- Your task
Transcribe everything in the data word for word. Pictures are left out.

- Stored data
○ ○ ○ ○ ○ ○ ○

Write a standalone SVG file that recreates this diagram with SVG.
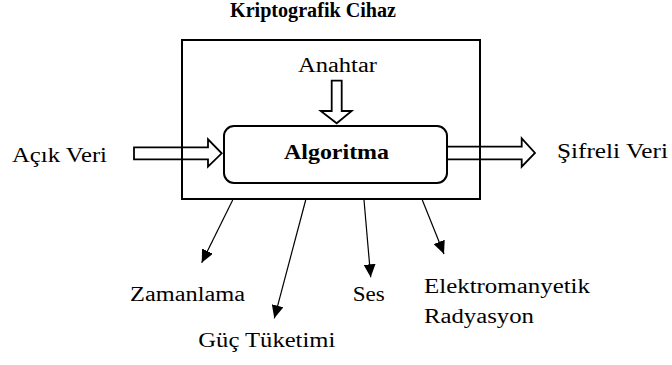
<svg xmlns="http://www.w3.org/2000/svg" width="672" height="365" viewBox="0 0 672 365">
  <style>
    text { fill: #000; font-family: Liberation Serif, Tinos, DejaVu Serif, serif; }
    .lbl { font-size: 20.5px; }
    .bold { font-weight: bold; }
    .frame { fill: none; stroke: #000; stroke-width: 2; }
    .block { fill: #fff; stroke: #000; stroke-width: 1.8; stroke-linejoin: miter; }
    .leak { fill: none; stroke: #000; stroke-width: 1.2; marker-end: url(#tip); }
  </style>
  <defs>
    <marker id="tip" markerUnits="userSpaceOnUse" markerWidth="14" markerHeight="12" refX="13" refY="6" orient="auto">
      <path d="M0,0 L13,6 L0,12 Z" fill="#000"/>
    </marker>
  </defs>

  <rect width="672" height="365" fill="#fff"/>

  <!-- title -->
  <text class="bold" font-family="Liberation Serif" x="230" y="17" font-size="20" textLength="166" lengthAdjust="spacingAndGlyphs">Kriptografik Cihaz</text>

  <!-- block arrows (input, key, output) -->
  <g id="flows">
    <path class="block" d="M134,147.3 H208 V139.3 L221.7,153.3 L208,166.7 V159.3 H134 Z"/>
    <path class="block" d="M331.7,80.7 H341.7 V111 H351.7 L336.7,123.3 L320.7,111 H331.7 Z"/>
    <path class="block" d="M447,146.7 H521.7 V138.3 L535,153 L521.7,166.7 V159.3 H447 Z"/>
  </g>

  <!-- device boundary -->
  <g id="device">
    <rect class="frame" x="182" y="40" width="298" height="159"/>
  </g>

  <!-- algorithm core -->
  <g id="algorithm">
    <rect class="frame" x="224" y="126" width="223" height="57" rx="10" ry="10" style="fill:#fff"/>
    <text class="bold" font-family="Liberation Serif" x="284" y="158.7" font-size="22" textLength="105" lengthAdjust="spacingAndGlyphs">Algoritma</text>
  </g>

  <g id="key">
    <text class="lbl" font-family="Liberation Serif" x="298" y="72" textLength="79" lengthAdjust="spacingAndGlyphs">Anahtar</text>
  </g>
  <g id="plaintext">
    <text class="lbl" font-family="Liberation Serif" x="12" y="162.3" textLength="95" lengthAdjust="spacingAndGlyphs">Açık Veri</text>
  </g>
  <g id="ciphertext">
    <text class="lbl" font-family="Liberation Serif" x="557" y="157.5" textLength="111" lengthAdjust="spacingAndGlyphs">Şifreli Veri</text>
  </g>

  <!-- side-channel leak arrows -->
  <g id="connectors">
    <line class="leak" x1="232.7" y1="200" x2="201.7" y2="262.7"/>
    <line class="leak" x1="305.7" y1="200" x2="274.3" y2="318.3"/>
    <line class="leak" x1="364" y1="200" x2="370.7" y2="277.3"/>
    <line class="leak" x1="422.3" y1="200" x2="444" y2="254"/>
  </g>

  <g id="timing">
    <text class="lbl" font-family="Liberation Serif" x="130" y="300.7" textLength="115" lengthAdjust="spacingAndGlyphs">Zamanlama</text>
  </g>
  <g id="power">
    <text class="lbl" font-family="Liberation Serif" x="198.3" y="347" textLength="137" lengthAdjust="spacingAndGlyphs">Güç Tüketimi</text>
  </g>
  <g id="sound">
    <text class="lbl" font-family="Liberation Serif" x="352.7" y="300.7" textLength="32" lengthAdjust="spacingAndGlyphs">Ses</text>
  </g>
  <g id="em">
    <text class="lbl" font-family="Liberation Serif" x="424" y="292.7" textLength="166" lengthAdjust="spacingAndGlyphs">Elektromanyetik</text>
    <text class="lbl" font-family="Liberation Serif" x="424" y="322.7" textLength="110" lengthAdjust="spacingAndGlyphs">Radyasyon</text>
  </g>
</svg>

○ ○ ○ ○ ○ ○ ○

- In response
Write a standalone SVG file that recreates this diagram with SVG.
<svg xmlns="http://www.w3.org/2000/svg" width="672" height="365" viewBox="0 0 672 365">
  <style>
    text { fill: #000; font-family: Liberation Serif, Tinos, DejaVu Serif, serif; }
    .lbl { font-size: 20.5px; }
    .bold { font-weight: bold; }
    .frame { fill: none; stroke: #000; stroke-width: 2; }
    .block { fill: #fff; stroke: #000; stroke-width: 1.8; stroke-linejoin: miter; }
    .leak { fill: none; stroke: #000; stroke-width: 1.2; marker-end: url(#tip); }
  </style>
  <defs>
    <marker id="tip" markerUnits="userSpaceOnUse" markerWidth="14" markerHeight="12" refX="13" refY="6" orient="auto">
      <path d="M0,0 L13,6 L0,12 Z" fill="#000"/>
    </marker>
  </defs>

  <rect width="672" height="365" fill="#fff"/>

  <!-- title -->
  <text class="bold" font-family="Liberation Serif" x="230" y="17" font-size="20" textLength="166" lengthAdjust="spacingAndGlyphs">Kriptografik Cihaz</text>

  <!-- block arrows (input, key, output) -->
  <g id="flows">
    <path class="block" d="M134,147.3 H208 V139.3 L221.7,153.3 L208,166.7 V159.3 H134 Z"/>
    <path class="block" d="M331.7,80.7 H341.7 V111 H351.7 L336.7,123.3 L320.7,111 H331.7 Z"/>
    <path class="block" d="M447,146.7 H521.7 V138.3 L535,153 L521.7,166.7 V159.3 H447 Z"/>
  </g>

  <!-- device boundary -->
  <g id="device">
    <rect class="frame" x="182" y="40" width="298" height="159"/>
  </g>

  <!-- algorithm core -->
  <g id="algorithm">
    <rect class="frame" x="224" y="126" width="223" height="57" rx="10" ry="10" style="fill:#fff"/>
    <text class="bold" font-family="Liberation Serif" x="284" y="158.7" font-size="22" textLength="105" lengthAdjust="spacingAndGlyphs">Algoritma</text>
  </g>

  <g id="key">
    <text class="lbl" font-family="Liberation Serif" x="298" y="72" textLength="79" lengthAdjust="spacingAndGlyphs">Anahtar</text>
  </g>
  <g id="plaintext">
    <text class="lbl" font-family="Liberation Serif" x="12" y="162.3" textLength="95" lengthAdjust="spacingAndGlyphs">Açık Veri</text>
  </g>
  <g id="ciphertext">
    <text class="lbl" font-family="Liberation Serif" x="557" y="157.5" textLength="111" lengthAdjust="spacingAndGlyphs">Şifreli Veri</text>
  </g>

  <!-- side-channel leak arrows -->
  <g id="connectors">
    <line class="leak" x1="232.7" y1="200" x2="201.7" y2="262.7"/>
    <line class="leak" x1="305.7" y1="200" x2="274.3" y2="318.3"/>
    <line class="leak" x1="364" y1="200" x2="370.7" y2="277.3"/>
    <line class="leak" x1="422.3" y1="200" x2="444" y2="254"/>
  </g>

  <g id="timing">
    <text class="lbl" font-family="Liberation Serif" x="130" y="300.7" textLength="115" lengthAdjust="spacingAndGlyphs">Zamanlama</text>
  </g>
  <g id="power">
    <text class="lbl" font-family="Liberation Serif" x="198.3" y="347" textLength="137" lengthAdjust="spacingAndGlyphs">Güç Tüketimi</text>
  </g>
  <g id="sound">
    <text class="lbl" font-family="Liberation Serif" x="352.7" y="300.7" textLength="32" lengthAdjust="spacingAndGlyphs">Ses</text>
  </g>
  <g id="em">
    <text class="lbl" font-family="Liberation Serif" x="424" y="292.7" textLength="166" lengthAdjust="spacingAndGlyphs">Elektromanyetik</text>
    <text class="lbl" font-family="Liberation Serif" x="424" y="322.7" textLength="110" lengthAdjust="spacingAndGlyphs">Radyasyon</text>
  </g>
</svg>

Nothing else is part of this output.